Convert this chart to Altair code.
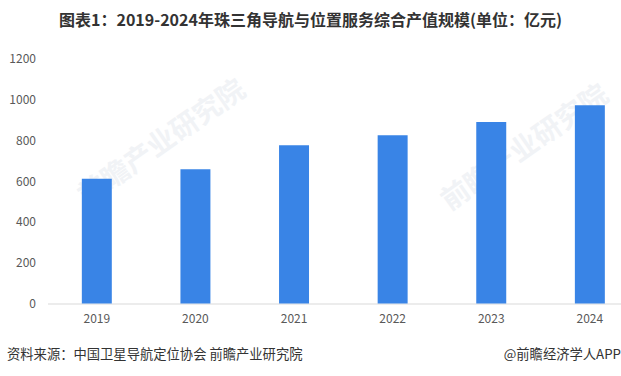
import altair as alt
import pandas as pd

years = ["2019", "2020", "2021", "2022", "2023", "2024"]
values = [611, 657, 775, 824, 889, 971]
y_ticks = [0, 200, 400, 600, 800, 1000, 1200]

title_text = "图表1：2019-2024年珠三角导航与位置服务综合产值规模(单位：亿元)"
source_text = "资料来源：中国卫星导航定位协会 前瞻产业研究院"
brand_text = "@前瞻经济学人APP"
watermark_text = "前瞻产业研究院"

df = pd.DataFrame({"year": years, "value": values})

FONT = "Noto Sans CJK SC"
W, H = 573.5, 245
PL, PT = 47.5, 58.5

bars = alt.Chart(df).mark_bar(color="#3984E6").encode(
    x=alt.X(
        "year:N",
        sort=years,
        scale=alt.Scale(paddingInner=0.696, paddingOuter=0.256, align=0.68),
        axis=alt.Axis(
            title=None, labelAngle=0, ticks=False, domainColor="#d9d9d9",
            labelColor="#595959", labelFontSize=12, labelFont=FONT,
            labelPadding=10, grid=False,
        ),
    ),
    y=alt.Y(
        "value:Q",
        scale=alt.Scale(domain=[0, 1200], nice=False),
        axis=alt.Axis(
            title=None, values=y_ticks, ticks=False, domain=False, grid=False,
            format="d",
            labelColor="#595959", labelFontSize=12, labelFont=FONT,
            labelPadding=12,
        ),
    ),
)

wm = pd.DataFrame({"t": [watermark_text, watermark_text]})
watermark1 = alt.Chart(wm.iloc[[0]]).mark_text(
    text=watermark_text, angle=325, fontSize=28, fontWeight="bold",
    color="#f1f3f6", font=FONT,
).encode(x=alt.value(115), y=alt.value(85))
watermark2 = alt.Chart(wm.iloc[[1]]).mark_text(
    text=watermark_text, angle=325, fontSize=28, fontWeight="bold",
    color="#f1f3f6", font=FONT,
).encode(x=alt.value(478), y=alt.value(90))

title = alt.Chart(pd.DataFrame({"t": [title_text]})).mark_text(
    fontSize=16, fontWeight="bold", color="#333333", font=FONT,
    align="center", baseline="middle",
).encode(text="t:N", x=alt.value(310.5 - PL), y=alt.value(21 - PT))

source = alt.Chart(pd.DataFrame({"t": [source_text]})).mark_text(
    fontSize=13.3, color="#333333", font=FONT, align="left", baseline="middle",
).encode(text="t:N", x=alt.value(7 - PL), y=alt.value(355 - PT))

brand = alt.Chart(pd.DataFrame({"t": [brand_text]})).mark_text(
    fontSize=13.3, color="#333333", font=FONT, align="right", baseline="middle",
).encode(text="t:N", x=alt.value(621 - PL), y=alt.value(355 - PT))

chart = alt.layer(watermark1, watermark2, bars, title, source, brand).properties(
    width=W, height=H,
    autosize=alt.AutoSizeParams(type="none"),
    padding={"left": PL, "top": PT, "right": 0, "bottom": 376 - PT - H},
    background="white",
).configure_view(stroke=None)

chart.save("out.html", embed_options={"renderer": "svg", "actions": False})
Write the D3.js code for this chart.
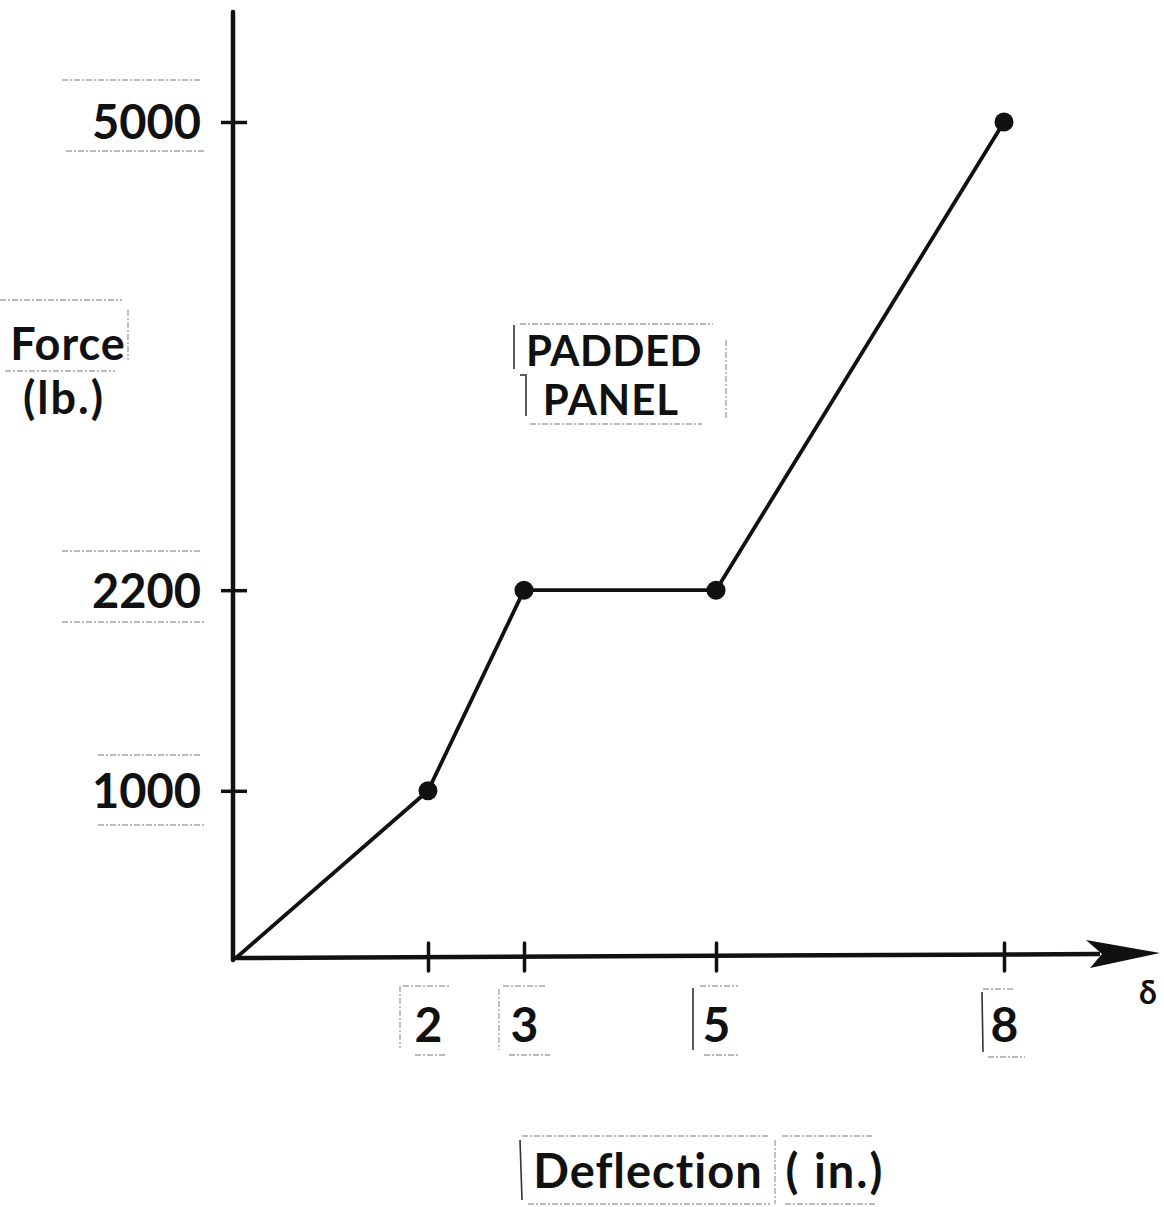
<!DOCTYPE html>
<html>
<head>
<meta charset="utf-8">
<script src="https://cdn.jsdelivr.net/npm/d3@7"></script>
<style>
  html, body { margin: 0; padding: 0; background: #fff; }
  svg { display: block; }
  text { font-family: "Lato", "Open Sans", sans-serif; font-weight: 700; fill: #111; }
</style>
</head>
<body>
<svg id="chart" width="1164" height="1207"></svg>
<script>
// Force–deflection curve for a padded panel
const deflection = [0, 2, 3, 5, 8];          // in.
const force      = [0, 1000, 2200, 2200, 5000]; // lb.
const markedPoints = [1, 2, 3, 4];             // indices drawn with a dot
const xTickValues = [2, 3, 5, 8];
const yTickValues = [1000, 2200, 5000];

const svg = d3.select("#chart");
const ink = "#111";

const x = d3.scaleLinear().domain([0, 8]).range([236, 1004]);
const y = d3.scaleLinear().domain([0, 5000]).range([958, 122]);

// faint paste-up box edges around the lettering
const ghost = svg.append("g")
  .attr("stroke", "#888").attr("stroke-width", 1.4)
  .attr("stroke-dasharray", "6 2 2 2").attr("fill", "none").attr("opacity", 0.75);
function ghostH(x1, x2, yy) { ghost.append("line").attr("x1", x1).attr("x2", x2).attr("y1", yy).attr("y2", yy); }
function ghostV(xx, y1, y2) { ghost.append("line").attr("x1", xx).attr("x2", xx).attr("y1", y1).attr("y2", y2); }

// y axis
const yAxis = d3.axisLeft(y).tickValues(yTickValues).tickSize(0).tickPadding(32)
  .tickFormat(d3.format("d"));
const gy = svg.append("g").attr("transform", `translate(${x(0) - 3},0)`).call(yAxis);
gy.select(".domain").remove();
gy.selectAll(".tick line").attr("x1", -12).attr("x2", 14).attr("stroke", ink).attr("stroke-width", 3.5);
gy.selectAll(".tick text").attr("font-size", 47).attr("dy", "0.36em")
  .attr("font-family", "Lato, sans-serif").attr("font-weight", 700).attr("fill", ink);
svg.append("line").attr("x1", x(0) - 3).attr("x2", x(0) - 3).attr("y1", 12).attr("y2", y(0) + 2)
  .attr("stroke", ink).attr("stroke-width", 4.5).attr("stroke-linecap", "round");

// x axis
const xAxis = d3.axisBottom(x).tickValues(xTickValues).tickSize(0).tickPadding(50)
  .tickFormat(d3.format("d"));
const gx = svg.append("g").attr("transform", `translate(0,${y(0)})`).call(xAxis);
gx.select(".domain").remove();
gx.selectAll(".tick line").attr("y1", -15).attr("y2", 13).attr("stroke", ink).attr("stroke-width", 3.5)
  .attr("stroke-linecap", "round");
gx.selectAll(".tick text").attr("font-size", 48).attr("dy", "0.71em")
  .attr("font-family", "Lato, sans-serif").attr("font-weight", 700).attr("fill", ink);
svg.append("line").attr("x1", x(0) - 4).attr("x2", 1100).attr("y1", y(0)).attr("y2", y(0) - 4)
  .attr("stroke", ink).attr("stroke-width", 4.5);
// notched arrow head
svg.append("path")
  .attr("d", `M1086,${y(0) - 18} L1160,${y(0) - 5} L1090,${y(0) + 10} L1102,${y(0) - 4} Z`)
  .attr("fill", ink);
svg.append("text").attr("x", 1148).attr("y", 1004).attr("text-anchor", "middle")
  .attr("font-size", 32).text("δ");

// curve
const pts = deflection.map((d, i) => [d, force[i]]);
svg.append("path").datum(pts)
  .attr("d", d3.line().x(d => x(d[0])).y(d => y(d[1])))
  .attr("fill", "none").attr("stroke", ink).attr("stroke-width", 3.8).attr("stroke-linejoin", "round");
svg.append("g").selectAll("circle").data(markedPoints.map(i => pts[i])).join("circle")
  .attr("cx", d => x(d[0])).attr("cy", d => y(d[1])).attr("r", 9.5).attr("fill", ink);

// axis titles
svg.append("text").attr("x", 68).attr("y", 360).attr("text-anchor", "middle")
  .attr("font-size", 45).attr("letter-spacing", 1).text("Force");
svg.append("text").attr("x", 64).attr("y", 414).attr("text-anchor", "middle")
  .attr("font-size", 45).attr("letter-spacing", 2).text("(lb.)");

svg.append("text").attr("x", 648).attr("y", 1188).attr("text-anchor", "middle")
  .attr("font-size", 47).attr("letter-spacing", 1).text("Deflection");
svg.append("text").attr("x", 835).attr("y", 1188).attr("text-anchor", "middle")
  .attr("font-size", 47).attr("letter-spacing", 2).text("( in.)");

// panel label
svg.append("text").attr("x", 614).attr("y", 366).attr("text-anchor", "middle")
  .attr("font-size", 42).attr("letter-spacing", 0.5).text("PADDED");
svg.append("text").attr("x", 611).attr("y", 415).attr("text-anchor", "middle")
  .attr("font-size", 42).attr("letter-spacing", 1).text("PANEL");

// paste-up box edges
ghostH(62, 200, 80); ghostH(66, 205, 151);
ghostH(62, 200, 551); ghostH(62, 205, 622);
ghostH(98, 200, 755); ghostH(98, 205, 825);
ghostH(0, 122, 300); ghostV(128, 310, 360); ghostH(5, 115, 371);
ghostH(403, 450, 986); ghostH(415, 447, 1055); ghostV(400, 986, 1048);
ghostH(503, 545, 986); ghostH(509, 550, 1055); ghostV(499, 989, 1050);
ghostH(700, 738, 986); ghostH(704, 740, 1055);
ghostH(983, 1013, 989); ghostH(988, 1025, 1057);
ghostH(520, 713, 324); ghostH(530, 702, 424); ghostV(726, 340, 420);
ghostH(522, 770, 1136); ghostH(528, 770, 1204); ghostV(775, 1140, 1204);
ghostH(782, 873, 1136); ghostH(785, 875, 1204);

// solid bracket strokes from the paste-up
const br = svg.append("g").attr("stroke", "#333").attr("stroke-width", 1.6);
br.append("line").attr("x1", 514).attr("x2", 514).attr("y1", 325).attr("y2", 369);
br.append("line").attr("x1", 526).attr("x2", 526).attr("y1", 376).attr("y2", 416);
br.append("line").attr("x1", 520).attr("x2", 527).attr("y1", 375).attr("y2", 375);
br.append("line").attr("x1", 520).attr("x2", 522).attr("y1", 1140).attr("y2", 1200);
br.append("line").attr("x1", 982).attr("x2", 983).attr("y1", 992).attr("y2", 1052);
br.append("line").attr("x1", 693).attr("x2", 693).attr("y1", 988).attr("y2", 1050);
</script>
</body>
</html>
# # #
• **Exercise task**
Without any pictures, set down the lines from the one holding "Write the D3.js code for this chart." through the one holding "const y = d3.scaleLinear().domain([0, 5000]).range([958, 122]);".

• **Task output**
Write the D3.js code for this chart.
<!DOCTYPE html>
<html>
<head>
<meta charset="utf-8">
<script src="https://cdn.jsdelivr.net/npm/d3@7"></script>
<style>
  html, body { margin: 0; padding: 0; background: #fff; }
  svg { display: block; }
  text { font-family: "Lato", "Open Sans", sans-serif; font-weight: 700; fill: #111; }
</style>
</head>
<body>
<svg id="chart" width="1164" height="1207"></svg>
<script>
// Force–deflection curve for a padded panel
const deflection = [0, 2, 3, 5, 8];          // in.
const force      = [0, 1000, 2200, 2200, 5000]; // lb.
const markedPoints = [1, 2, 3, 4];             // indices drawn with a dot
const xTickValues = [2, 3, 5, 8];
const yTickValues = [1000, 2200, 5000];

const svg = d3.select("#chart");
const ink = "#111";

const x = d3.scaleLinear().domain([0, 8]).range([236, 1004]);
const y = d3.scaleLinear().domain([0, 5000]).range([958, 122]);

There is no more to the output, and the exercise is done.